Çok tuhaf günlük-Son

Haberin Devamı

Cihangir düşmanlığı bu aralar moda. Önce Deniz Akkaya “Cihangir kahvelerinde oturarak oyuncu olunmaz” dedi, hemen ardından Reha Muhtar coşup Smyrna’ya takılanları vatana ihanetle suçladı.
Orada hiç yaşamamış biri olarak diyebilirim ki; Cihangir başkentidir Beyoğlu’nun. Beyoğlu da İstanbul’un başkentidir. İstanbul’da bildiğiniz gibi, Türkiye’nin başkentidir. Haliyle, Cihangir olmazsa hiçbir şey olmaz. Tıpkı Montmartre’sız Paris olmayacağı gibi. Beğenseniz de beğenmeseniz de gerçek bu.

***


Eurovision’a katılmayı kolay sanıyorsanız yanılıyorsunuz: Harun Tekin’in gözleri şimdiden yorgun bakıyor. On yıldır ilk defa görüştüğümüzde bir tuhaf oluyoruz. Zamanı telafi etmek amacıyla her şeyden bahsetmek istiyor ve bu yüzden hiçbir şeyden bahsedemeden kalıyoruz. Yalçın Küçük, Flaubert, Editors ve Tolga Akyıldız’la renklenen sohbetten aklımda kalan bir dost sıcaklığı.

***


Kanyon’da karşılaştığım Hamdi Koç “geçen gün seni televizyonda gitar çalarken seyrettim...” diyor. “Şarkı da söylesen bir yazar olduğun çok belli. Çünkü gözlerini kapıyor ve yalnızlığına doğru söylüyorsun.”

***


Çarşamba gecesi, Baykuş Cihangir’in açılışı...
Geceye katılmadan Kaktüs’ün Cihangir şubesinde yemek yiyoruz. Cengiz Semercioğlu’na hak vermemek elde değil: Beyoğlu yavaş yavaş Cihangir’le yer değiştiriyor. Bu gidişle yakında şunları da görebiliriz burada: Atlas Sineması, Galatasaray Lisesi, İnci Profiterol...
Şu an fark ettim ki Beyoğlu’nun simgesi diyebileceğimiz çok az şey kalmış aslında.

***


Şarkılarımı sahneye uyarlamaya karar veriyorum. Aynı gün Defne Turaç’la (tüm müzisyenlerin dostu Alp Turaç’ın değerli eşi) karşılaşıyor ve kendisinin bir punk grubu kurmakta olduğunu öğreniyorum.
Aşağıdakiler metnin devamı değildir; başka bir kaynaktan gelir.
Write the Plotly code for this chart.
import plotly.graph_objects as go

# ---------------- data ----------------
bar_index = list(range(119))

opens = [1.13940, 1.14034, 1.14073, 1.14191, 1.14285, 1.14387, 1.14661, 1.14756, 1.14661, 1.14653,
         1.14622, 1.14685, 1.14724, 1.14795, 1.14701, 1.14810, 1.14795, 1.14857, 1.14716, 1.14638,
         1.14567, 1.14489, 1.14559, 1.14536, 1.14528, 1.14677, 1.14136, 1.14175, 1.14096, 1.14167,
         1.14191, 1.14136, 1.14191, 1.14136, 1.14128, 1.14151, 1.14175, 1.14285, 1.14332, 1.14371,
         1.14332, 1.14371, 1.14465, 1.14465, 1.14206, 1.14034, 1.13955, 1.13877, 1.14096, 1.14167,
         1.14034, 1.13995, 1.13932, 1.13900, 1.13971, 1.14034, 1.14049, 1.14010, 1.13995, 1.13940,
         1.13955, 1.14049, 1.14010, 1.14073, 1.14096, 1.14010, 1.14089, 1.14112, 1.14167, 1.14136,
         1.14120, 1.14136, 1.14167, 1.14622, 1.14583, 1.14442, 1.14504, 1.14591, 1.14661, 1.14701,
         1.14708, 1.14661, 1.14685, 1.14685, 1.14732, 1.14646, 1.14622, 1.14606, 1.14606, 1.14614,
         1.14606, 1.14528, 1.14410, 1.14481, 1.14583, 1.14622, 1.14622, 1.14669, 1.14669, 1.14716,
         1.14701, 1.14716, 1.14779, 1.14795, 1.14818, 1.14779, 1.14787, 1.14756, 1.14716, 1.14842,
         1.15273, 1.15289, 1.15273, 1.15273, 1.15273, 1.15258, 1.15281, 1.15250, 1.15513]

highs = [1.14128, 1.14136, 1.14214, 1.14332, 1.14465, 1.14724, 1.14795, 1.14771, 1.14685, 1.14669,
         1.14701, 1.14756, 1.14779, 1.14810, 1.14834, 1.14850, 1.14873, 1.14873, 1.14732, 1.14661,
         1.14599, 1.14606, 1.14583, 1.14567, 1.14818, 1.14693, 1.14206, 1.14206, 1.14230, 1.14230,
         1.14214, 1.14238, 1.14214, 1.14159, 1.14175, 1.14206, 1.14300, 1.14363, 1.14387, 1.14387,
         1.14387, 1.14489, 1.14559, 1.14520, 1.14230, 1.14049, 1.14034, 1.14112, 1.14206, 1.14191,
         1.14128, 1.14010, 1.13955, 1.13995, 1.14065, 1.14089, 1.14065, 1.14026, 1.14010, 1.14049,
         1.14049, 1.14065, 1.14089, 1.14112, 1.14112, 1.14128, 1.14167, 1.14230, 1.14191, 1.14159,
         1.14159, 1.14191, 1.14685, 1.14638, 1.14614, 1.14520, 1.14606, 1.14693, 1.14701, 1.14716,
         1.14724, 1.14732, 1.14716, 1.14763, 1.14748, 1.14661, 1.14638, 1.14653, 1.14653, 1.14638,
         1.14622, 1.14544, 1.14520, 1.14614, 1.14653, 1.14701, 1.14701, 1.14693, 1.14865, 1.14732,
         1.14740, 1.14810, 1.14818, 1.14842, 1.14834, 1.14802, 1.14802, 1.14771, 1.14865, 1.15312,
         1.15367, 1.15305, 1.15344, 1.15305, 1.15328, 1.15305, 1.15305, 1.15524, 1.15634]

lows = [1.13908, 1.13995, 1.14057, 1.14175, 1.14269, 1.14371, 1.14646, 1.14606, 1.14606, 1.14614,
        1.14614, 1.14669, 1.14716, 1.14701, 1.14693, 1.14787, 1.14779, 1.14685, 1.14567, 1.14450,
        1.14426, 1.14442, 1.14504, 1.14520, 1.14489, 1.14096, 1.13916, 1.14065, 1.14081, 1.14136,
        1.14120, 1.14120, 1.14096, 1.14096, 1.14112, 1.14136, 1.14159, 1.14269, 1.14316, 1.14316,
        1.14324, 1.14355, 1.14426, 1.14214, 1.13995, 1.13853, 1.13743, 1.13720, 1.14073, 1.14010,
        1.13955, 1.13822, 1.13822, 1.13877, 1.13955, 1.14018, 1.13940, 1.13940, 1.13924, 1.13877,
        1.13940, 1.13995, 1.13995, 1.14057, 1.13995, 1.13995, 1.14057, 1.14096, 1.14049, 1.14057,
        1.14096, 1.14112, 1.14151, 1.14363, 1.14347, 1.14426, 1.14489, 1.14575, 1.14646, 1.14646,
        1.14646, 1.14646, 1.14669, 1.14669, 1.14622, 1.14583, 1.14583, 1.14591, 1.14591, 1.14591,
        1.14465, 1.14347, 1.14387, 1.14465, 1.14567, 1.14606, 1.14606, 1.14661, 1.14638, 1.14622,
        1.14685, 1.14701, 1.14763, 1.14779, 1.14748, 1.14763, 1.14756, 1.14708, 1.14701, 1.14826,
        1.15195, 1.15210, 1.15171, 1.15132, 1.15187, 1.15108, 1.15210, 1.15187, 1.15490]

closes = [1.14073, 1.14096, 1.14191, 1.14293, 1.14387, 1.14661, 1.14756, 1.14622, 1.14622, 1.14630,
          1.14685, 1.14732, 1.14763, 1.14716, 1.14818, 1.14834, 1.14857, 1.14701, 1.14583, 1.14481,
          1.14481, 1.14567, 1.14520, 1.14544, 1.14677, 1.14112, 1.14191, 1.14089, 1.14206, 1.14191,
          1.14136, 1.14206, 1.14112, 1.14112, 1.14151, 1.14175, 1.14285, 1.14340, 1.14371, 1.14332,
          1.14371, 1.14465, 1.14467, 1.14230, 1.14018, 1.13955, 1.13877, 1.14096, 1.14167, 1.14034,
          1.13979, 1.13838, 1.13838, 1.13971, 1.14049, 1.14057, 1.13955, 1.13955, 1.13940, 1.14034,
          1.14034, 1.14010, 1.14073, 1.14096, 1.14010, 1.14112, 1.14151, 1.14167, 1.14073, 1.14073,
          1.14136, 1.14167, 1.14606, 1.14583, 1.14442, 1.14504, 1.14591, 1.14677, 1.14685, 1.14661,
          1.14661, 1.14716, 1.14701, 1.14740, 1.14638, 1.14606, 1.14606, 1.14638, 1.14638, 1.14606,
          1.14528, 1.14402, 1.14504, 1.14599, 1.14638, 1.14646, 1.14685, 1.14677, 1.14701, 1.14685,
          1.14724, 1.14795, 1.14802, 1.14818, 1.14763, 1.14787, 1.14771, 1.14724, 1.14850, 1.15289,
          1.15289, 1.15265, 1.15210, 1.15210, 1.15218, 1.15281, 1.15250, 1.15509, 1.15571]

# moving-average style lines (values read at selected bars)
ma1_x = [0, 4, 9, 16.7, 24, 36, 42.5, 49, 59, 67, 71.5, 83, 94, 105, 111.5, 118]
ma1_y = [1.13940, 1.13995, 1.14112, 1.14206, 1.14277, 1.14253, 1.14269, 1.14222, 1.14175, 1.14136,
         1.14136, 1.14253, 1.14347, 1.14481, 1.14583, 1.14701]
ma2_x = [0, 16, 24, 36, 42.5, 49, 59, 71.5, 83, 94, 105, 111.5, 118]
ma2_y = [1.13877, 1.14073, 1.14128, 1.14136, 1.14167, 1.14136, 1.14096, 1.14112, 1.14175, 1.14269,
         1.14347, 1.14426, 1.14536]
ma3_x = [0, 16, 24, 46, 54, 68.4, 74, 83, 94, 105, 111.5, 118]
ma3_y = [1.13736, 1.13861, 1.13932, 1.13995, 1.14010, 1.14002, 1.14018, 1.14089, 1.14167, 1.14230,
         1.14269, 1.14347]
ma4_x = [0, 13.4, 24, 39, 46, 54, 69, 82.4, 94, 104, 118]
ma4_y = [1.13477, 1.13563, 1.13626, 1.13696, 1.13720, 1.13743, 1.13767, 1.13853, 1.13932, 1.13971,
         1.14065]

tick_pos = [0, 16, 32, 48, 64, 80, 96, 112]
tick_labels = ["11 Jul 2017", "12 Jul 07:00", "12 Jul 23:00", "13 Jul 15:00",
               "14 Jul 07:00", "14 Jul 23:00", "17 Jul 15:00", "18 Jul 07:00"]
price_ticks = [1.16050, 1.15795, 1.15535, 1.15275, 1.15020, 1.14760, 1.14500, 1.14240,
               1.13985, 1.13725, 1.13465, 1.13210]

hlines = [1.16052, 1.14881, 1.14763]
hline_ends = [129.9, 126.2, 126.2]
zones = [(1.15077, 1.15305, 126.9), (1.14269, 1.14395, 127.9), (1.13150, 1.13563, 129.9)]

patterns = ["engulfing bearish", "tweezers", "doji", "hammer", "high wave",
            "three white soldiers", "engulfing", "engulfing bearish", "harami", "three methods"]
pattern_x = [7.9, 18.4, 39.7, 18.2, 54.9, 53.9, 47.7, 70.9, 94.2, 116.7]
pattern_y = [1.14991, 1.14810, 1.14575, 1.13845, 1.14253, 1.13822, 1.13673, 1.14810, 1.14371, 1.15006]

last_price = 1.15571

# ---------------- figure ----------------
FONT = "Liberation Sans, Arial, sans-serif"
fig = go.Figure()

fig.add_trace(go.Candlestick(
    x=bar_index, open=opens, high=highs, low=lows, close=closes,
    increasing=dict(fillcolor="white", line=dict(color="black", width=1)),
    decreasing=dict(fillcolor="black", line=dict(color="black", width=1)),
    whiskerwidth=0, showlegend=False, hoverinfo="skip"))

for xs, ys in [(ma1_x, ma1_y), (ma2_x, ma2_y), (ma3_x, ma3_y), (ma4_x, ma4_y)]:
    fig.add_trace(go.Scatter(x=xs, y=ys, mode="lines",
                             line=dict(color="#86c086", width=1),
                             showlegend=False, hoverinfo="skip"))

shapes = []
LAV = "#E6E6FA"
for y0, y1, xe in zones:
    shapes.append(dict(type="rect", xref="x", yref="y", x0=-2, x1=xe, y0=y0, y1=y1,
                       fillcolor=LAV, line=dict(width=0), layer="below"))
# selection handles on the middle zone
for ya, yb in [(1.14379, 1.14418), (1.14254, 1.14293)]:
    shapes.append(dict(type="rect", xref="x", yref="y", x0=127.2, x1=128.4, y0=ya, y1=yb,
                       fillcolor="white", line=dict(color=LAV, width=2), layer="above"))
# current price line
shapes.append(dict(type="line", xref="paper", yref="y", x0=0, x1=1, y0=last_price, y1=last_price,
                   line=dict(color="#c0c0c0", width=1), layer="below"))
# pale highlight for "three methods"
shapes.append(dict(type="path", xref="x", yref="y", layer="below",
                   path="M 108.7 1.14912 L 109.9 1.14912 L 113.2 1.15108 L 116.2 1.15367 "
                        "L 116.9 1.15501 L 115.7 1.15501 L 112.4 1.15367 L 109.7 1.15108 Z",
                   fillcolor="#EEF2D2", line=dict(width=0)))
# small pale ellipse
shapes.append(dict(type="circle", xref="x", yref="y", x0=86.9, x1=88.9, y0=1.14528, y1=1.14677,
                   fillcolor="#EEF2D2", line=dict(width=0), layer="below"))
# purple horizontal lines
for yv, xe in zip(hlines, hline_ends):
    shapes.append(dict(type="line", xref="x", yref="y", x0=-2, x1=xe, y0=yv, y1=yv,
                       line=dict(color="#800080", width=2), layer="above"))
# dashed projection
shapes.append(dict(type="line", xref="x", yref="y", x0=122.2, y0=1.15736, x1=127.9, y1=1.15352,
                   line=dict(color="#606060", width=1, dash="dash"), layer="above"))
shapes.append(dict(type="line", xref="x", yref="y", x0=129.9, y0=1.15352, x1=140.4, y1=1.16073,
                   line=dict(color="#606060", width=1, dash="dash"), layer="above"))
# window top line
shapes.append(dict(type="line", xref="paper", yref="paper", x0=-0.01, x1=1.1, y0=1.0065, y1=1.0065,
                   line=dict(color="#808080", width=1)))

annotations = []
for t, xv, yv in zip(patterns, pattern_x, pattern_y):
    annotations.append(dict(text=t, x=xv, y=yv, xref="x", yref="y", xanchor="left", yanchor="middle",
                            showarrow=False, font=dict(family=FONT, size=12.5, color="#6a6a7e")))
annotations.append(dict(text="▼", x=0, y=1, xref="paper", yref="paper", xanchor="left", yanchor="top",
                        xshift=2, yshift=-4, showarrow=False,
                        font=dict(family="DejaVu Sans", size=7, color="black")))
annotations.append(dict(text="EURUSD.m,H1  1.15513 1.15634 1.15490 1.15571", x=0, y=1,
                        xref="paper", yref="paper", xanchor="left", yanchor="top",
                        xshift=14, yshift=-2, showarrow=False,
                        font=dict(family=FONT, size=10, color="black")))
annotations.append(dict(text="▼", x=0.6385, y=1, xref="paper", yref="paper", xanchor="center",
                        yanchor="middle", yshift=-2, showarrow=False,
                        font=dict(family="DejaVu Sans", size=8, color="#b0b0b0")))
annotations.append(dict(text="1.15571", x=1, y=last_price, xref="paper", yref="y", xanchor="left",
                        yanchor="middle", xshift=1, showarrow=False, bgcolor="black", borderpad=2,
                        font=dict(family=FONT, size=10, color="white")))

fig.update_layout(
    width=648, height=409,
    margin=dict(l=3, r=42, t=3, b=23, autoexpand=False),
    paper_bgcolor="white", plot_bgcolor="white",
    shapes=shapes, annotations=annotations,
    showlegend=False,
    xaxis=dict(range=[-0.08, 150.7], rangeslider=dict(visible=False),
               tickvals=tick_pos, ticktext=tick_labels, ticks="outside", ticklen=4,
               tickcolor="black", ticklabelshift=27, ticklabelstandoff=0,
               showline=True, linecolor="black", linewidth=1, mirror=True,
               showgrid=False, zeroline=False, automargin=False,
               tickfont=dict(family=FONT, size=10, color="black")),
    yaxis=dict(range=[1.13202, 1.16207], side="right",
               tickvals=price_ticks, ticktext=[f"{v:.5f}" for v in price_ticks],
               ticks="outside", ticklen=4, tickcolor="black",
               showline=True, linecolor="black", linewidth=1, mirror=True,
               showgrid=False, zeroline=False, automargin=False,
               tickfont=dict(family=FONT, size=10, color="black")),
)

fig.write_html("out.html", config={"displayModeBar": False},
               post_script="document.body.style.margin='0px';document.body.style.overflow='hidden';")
Anında beraber çalışmaya karar veriyoruz.
Persepolis filmindeki İranlı kızın dediği gibi: gibi “Punk is not dead.”

***


“Çok tuhaf günlük” burada sona eriyor. İsim için Ferhan Şensoy’a, üslup için Frederic Beigbeder’e (baba olacağımı söylediğimde cüzdanını çıkarıp kızının resimlerini gösteren Fransız), içerik içinse Ahmet Rasim’e teşekkür ederim. Tanrı hepinizi korusun.